The Will County Board is continuing its push for a permanent air traffic control tower at Lewis University Airport in Romeoville.
State Rep. Margo McDermed, R-Mokena, presented the board with a resolution Thursday in support of the permanent tower, which officials said will not only make both the air and ground in the area safer, but also provide an economic boost.
McDermed described how one of her legislative colleagues was appalled that there is no formal air traffic control procedure for the airport and pilots communicate with each other to organize takeoffs and landings.
Amazed, Kathleen Willis, D-Addison, jumped on as a sponsor of the bill, along with other Will County-area legislators.

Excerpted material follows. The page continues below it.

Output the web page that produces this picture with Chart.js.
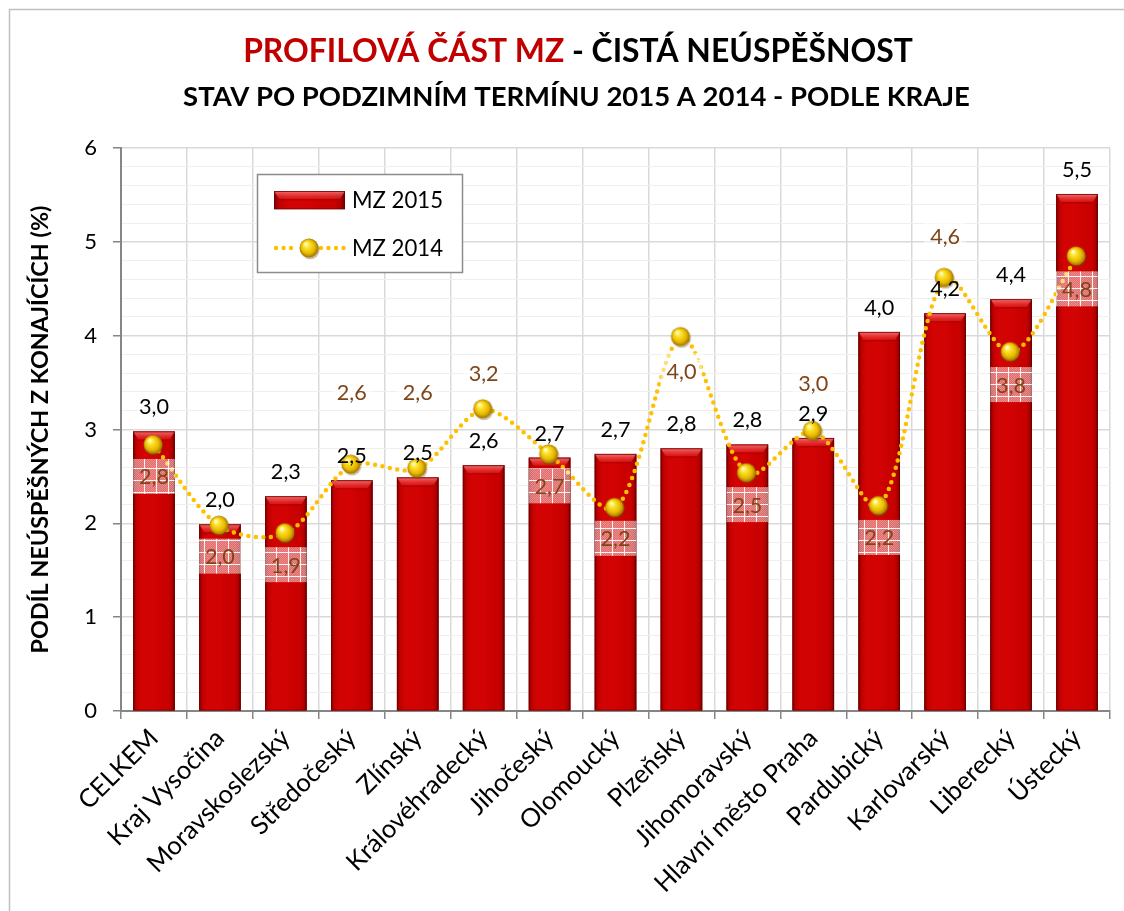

The resolution, which was adopted in May by the Illinois House of Representatives, urges Congress and President Trump to provide federal funding for Lewis University Airport to construct an air traffic control tower, or to be added to a federal pilot program allowing an air traffic control program.
It was estimated in June 2015 as a $6 million project.
County Board member Ray Tuminello, R-New Lenox, who has been a pilot more than 20 years, said he flies in and out of DuPage Airport because it is a controlled airspace.
“Many of these companies that have their own aircraft, the majority of them have written in their insurance policies that they cannot land or takeoff from a non-controlled airport,” Tuminello said.
In addition to serving aviation students at Lewis University, the airport is a designated “reliever airport” for other Chicago region airports.
“This will help, in a tremendous way, to bring economic development and growth – down the road – in a fashion that we’re not used to,” Tuminello said.
The addition of a second runway in 2004 heightened the airport’s need for a control tower. State, federal and local officials have talked about it ever since
A permanent control tower would benefit the airport when it gets exceptionally busy, officials have said, such as when NASCAR racing teams come to the Chicagoland Speedway in Joliet, though NASCAR brings in its own temporary control tower during its events.